At Georges' workplace, they have not, as yet, been forbidden to bise although some who are worried are already just foregoing it on their own. He is still bise-ing his colleagues and I am still bise-ing my friends, and yesterday we bise-d a couple we know and their two children (playmates of the Little Guy) when we ran into them at the neighborhood brocante. It's just automatic... you just end up doing it. And we're not sick. I guess you just have to trust the other person NOT to bise you if they're feeling unwell, which is just common sense and most people will just tell you they don't want to kiss because they've got a cold or something.

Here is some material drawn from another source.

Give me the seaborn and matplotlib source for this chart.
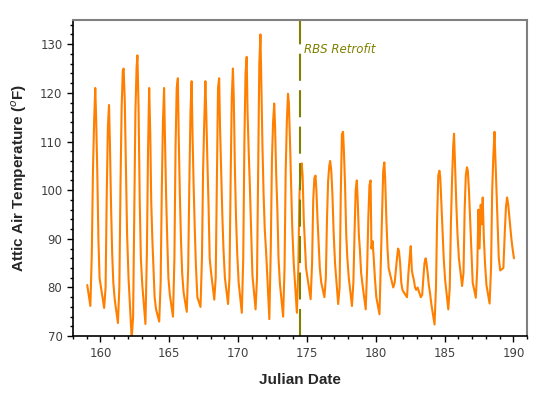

Some will go to greater lengths though. I had to go in for a doctor's checkup two weeks ago and saw two other people in the waiting room with their shirts or a scarf over their noses and mouths. Either they were sick themselves or they were worried they'd get sick from someone else, and given that doctor's offices and hospitals are hotbeds of germs anyway, I couldn't say they were being paranoid. I haven't (yet) seen anyone on the metro or bus or on the street wearing surgical masks, but that's a distinct possibility if the flu situation worsens. If that happens, the Paris metro will look like the one in Tokyo where people have been wearing masks in public for years to protect against illness (and also poor air quality) in a city that is infamous for its overcrowding.
Still, despite everything, the French are going to find it very difficult to give up the bise. It's too deep in the culture. Georges said the last part of that article summed up the French very well:
"The French are traditionally rebellious souls, they don't like to be told what to do. So if it is really important, and if there are rules in the offices, or if they get very scared they will, but otherwise they will say pfff."
Well, if they DO say pfff, I hope they will at least cover their mouths while they're doing it.